Only five types of campaign medal were issued.
The British War Medal, 1914-1920
This is the most commonly issued medal.
It is impossible to set out all the details of qualification for this medal, but essentially the requirement was that a member of the fighting forces had to leave his native shore in any part of the British Empire while on service. It did not matter whether he/she entered a theatre of war or not.
All men who served in the main theatres of war qualified for this medal, as did those who left their native shore for service in, for example, India.
The medal is silver and circular. A truncated bust of King George V is on the obverse, while there is a depiction of Saint George on the reverse. There is a straight clasp carrying a watered silk ribbon. This has a central band of golden yellow with three stripes of white, black and blue on both sides.
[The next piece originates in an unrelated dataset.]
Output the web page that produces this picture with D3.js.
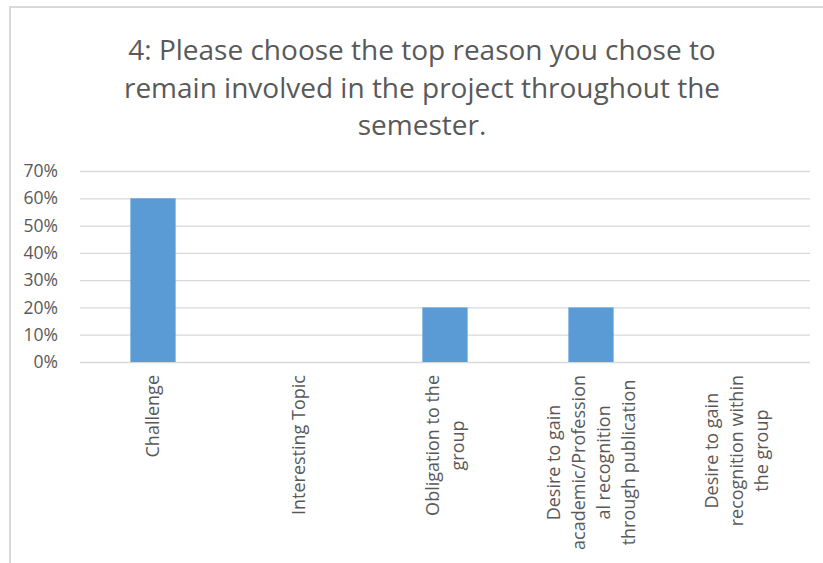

The blue stripes come at the edges. An attempt was made to draw up a list of bars, but it was found to be an overwhelming task and was abandoned.
6, 610, 000 British War Medals were issued.
The soldier's regiment and number are inscribed around the rim.
The Victory Medal, 1914-19
This medal was awarded to all those who entered a theatre of war. It follows that every recipient of the Victory Medal also qualified for the British War Medal, but not the other way round. For example if a soldier served in a garrison in India he would get the BWM but not the Victory Medal. In all, 300, 000 fewer Victory Medals were required than British War Medals. All three armed services were eligible. It is not generally known that Victory Medals continued to be awarded after the Armistice, for the British forces who saw action in North Russia (up to October 12th, 1919) and Trans-Caspia (up to April 17th, 1919) also qualified.